Un petit cours d'économie s'impose peut-être. Tout ce qui n'est pas productif est voué à l'échec, à moins, bien sûr, que les gouvernements ne le maintiennent artificiellement en vie. C'est un scénario très probable. L'éviction des capitaux privés et de l'initiative n'est jamais une bonne idée. Elle conduit à des déficits croissants, à des niveaux d'endettement insoutenables et à la nécessité d'introduire un coût maximum dans tous les domaines, du capital aux prix. Pensez aux contrôles des prix, des loyers et des courbes de rendement, alors que les politiciens dirigent l'économie de manière centralisée pour satisfaire et «protéger» les électeurs. Dans ce scénario, les taux finaux augmenteront, probablement et jusqu'à 500-550 points de base pour le rendement de référence à 10 ans aux Etats-Unis.

La destruction créatrice

Les économistes libertariens reviennent toujours à la théorie de Joseph Schumpeter selon laquelle l’économie a besoin d’un processus de disparition des activités productives obsolètes afin de réinitialiser ses paramètres et progresser grâce à l'innovation et à des méthodes plus productives. C’est en quelque sorte une crise qui crée une nouvelle base favorable à une reprise. Mais le contexte d’inégalités croissantes entre jeunes et anciennes générations, PME et multinationales, ou entre nantis et démunis, rend ce scénario quasiment impossible à réaliser. Trop de capital politique est investi dans la croyance actuelle qui consiste à tout maintenir et à éviter les récessions à tout prix.

Il est possible que les électeurs en aient assez. Pour l'instant, la droite, en particulier en Europe, gagne du terrain dans les sondages grâce à son engagement en faveur de l'individu plutôt que du politique.

Pour un vétéran comme moi, cette situation ressemble beaucoup aux années 1980, lorsque l'école de l'offre d'Arthur Laffer était à la mode ou après la crise de 2008, quand Richard Koo introduisit le concept «récession du bilan». Aujourd'hui, tous deux sont plus que jamais d’actualité!

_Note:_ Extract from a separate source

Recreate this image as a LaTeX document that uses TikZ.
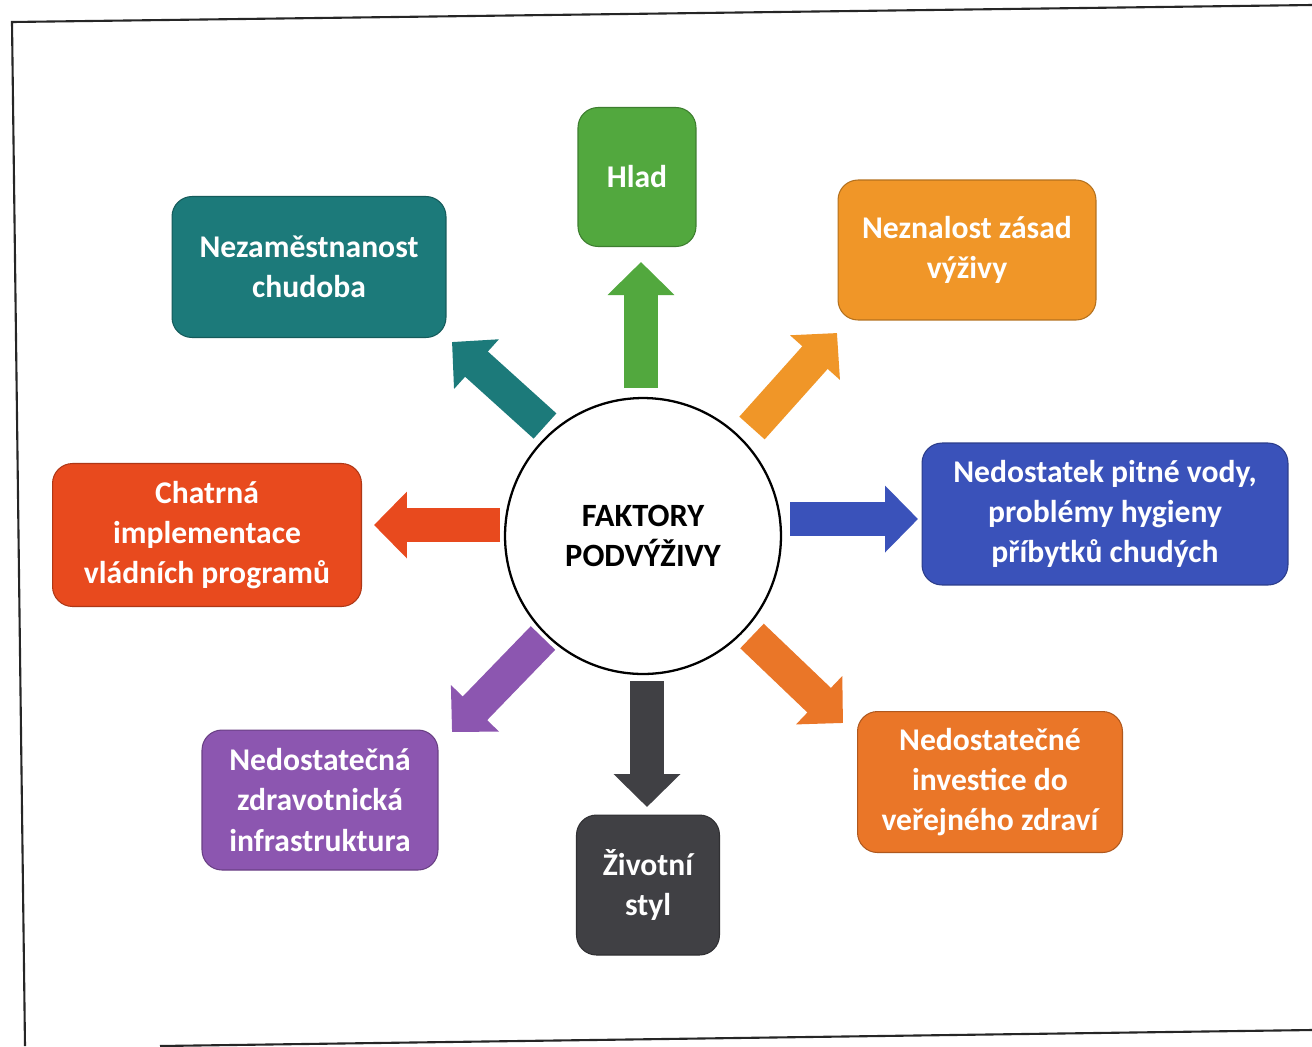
\documentclass[tikz,border=0pt]{standalone}
\usepackage{fontspec}
\setmainfont{Carlito}
\usetikzlibrary{arrows.meta}

\definecolor{hladgreen}{RGB}{82,168,62}
\definecolor{chudteal}{RGB}{28,122,122}
\definecolor{zasorange}{RGB}{240,150,40}
\definecolor{vodablue}{RGB}{58,82,186}
\definecolor{vladred}{RGB}{232,74,30}
\definecolor{invorange}{RGB}{234,118,40}
\definecolor{infpurple}{RGB}{140,86,176}
\definecolor{stylgray}{RGB}{64,64,68}

\begin{document}
\begin{tikzpicture}[
  x=0.02cm,y=-0.02cm,
  box/.style={rounded corners=0.4cm, fill=#1, draw=#1!75!black, line width=0.6pt,
    text=white, align=center, inner sep=0pt,
    font=\bfseries\fontsize{18}{22.8}\selectfont},
  arr/.style={draw=#1, line width=0.68cm,
    -{Triangle[width=1.3cm,length=0.66cm]}},
  frame/.style={black!85, line width=1.2pt}
]
  \fill[white] (0,0) rectangle (1312,1046);
  \useasboundingbox (0,0) rectangle (1312,1046);

  % page frame of the scan
  \draw[frame] (1312,5) -- (12,22) -- (25,1046);
  \draw[frame] (160,1046) -- (1312,1030);

  % centre
  \node[circle, draw=black, line width=1.3pt, fill=white, minimum size=5.52cm,
    align=center, font=\bfseries\fontsize{18.5}{22.4}\selectfont] (fak) at (643,536)
    {FAKTORY\\PODVÝŽIVY};

  % factors
  \node[box=hladgreen, minimum width=2.36cm, minimum height=2.78cm] (hlad) at (637,177) {Hlad};
  \node[box=chudteal, minimum width=5.48cm, minimum height=2.82cm] (chud) at (309,267) {Nezaměstnanost\\chudoba};
  \node[box=zasorange, minimum width=5.16cm, minimum height=2.8cm] (zas) at (967,250) {Neznalost zásad\\výživy};
  \node[box=vodablue, minimum width=7.32cm, minimum height=2.84cm] (voda) at (1105,514) {Nedostatek pitné vody,\\problémy hygieny\\příbytků chudých};
  \node[box=vladred, minimum width=6.18cm, minimum height=2.86cm] (vlad) at (207,535) {Chatrná\\implementace\\vládních programů};
  \node[box=invorange, minimum width=5.3cm, minimum height=2.82cm] (inv) at (990,782) {Nedostatečné\\investice do\\veřejného zdraví};
  \node[box=infpurple, minimum width=4.72cm, minimum height=2.8cm] (inf) at (320,800) {Nedostatečná\\zdravotnická\\infrastruktura};
  \node[box=stylgray, minimum width=2.86cm, minimum height=2.8cm] (styl) at (648,885) {Životní\\styl};

  % arrow ends
  \coordinate (hlad-a) at (641,388);  \coordinate (hlad-b) at (641,262);
  \coordinate (chud-a) at (545,426);  \coordinate (chud-b) at (452,342);
  \coordinate (zas-a) at (752,428);   \coordinate (zas-b) at (837,333);
  \coordinate (voda-a) at (790,519);  \coordinate (voda-b) at (918,519);
  \coordinate (vlad-a) at (500,525);  \coordinate (vlad-b) at (374,525);
  \coordinate (inv-a) at (752,636);   \coordinate (inv-b) at (843,723);
  \coordinate (inf-a) at (543,638);   \coordinate (inf-b) at (452,732);
  \coordinate (styl-a) at (647,681);  \coordinate (styl-b) at (647,807);

  \draw[arr=hladgreen] (hlad-a) -- (hlad-b);
  \draw[arr=chudteal] (chud-a) -- (chud-b);
  \draw[arr=zasorange] (zas-a) -- (zas-b);
  \draw[arr=vodablue] (voda-a) -- (voda-b);
  \draw[arr=vladred] (vlad-a) -- (vlad-b);
  \draw[arr=invorange] (inv-a) -- (inv-b);
  \draw[arr=infpurple] (inf-a) -- (inf-b);
  \draw[arr=stylgray] (styl-a) -- (styl-b);
\end{tikzpicture}
\end{document}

Les années 1980 ont été l’antidote au «Grand gouvernement» des années 70, aux prix élevés de l'énergie, à l'effondrement de Bretton Woods, aux salaires élevés, à l'inflation et aux dévaluations.

Cela vous rappelle quelque chose?

L'exercice auquel nous devons tous nous livrer consiste à déterminer quel sera le prochain cycle, en partant du principe qu'il s'agit souvent du contraire de ce qui vient de se produire. Peut-être que la bonne réponse est que nous verrons les trois scénarios se réaliser au cours des dix prochaines années? D'abord l'opportunité, ensuite la surenchère gouvernementale et enfin la transition vers la destruction créatrice de Schumpeter. C'est mon pari.

Le monde veut, et peut probablement, prolonger et simuler un cycle de plus, mais pour que le modèle économique actuel fonctionne encore une fois, il doit maintenant «protéger» tout le monde et tout ce qu'il y a à protéger. Cela signifie que le coût du capital ne peut plus augmenter, faute de quoi nous passerons directement à Schumpeter.

The King is dead. Long live the King.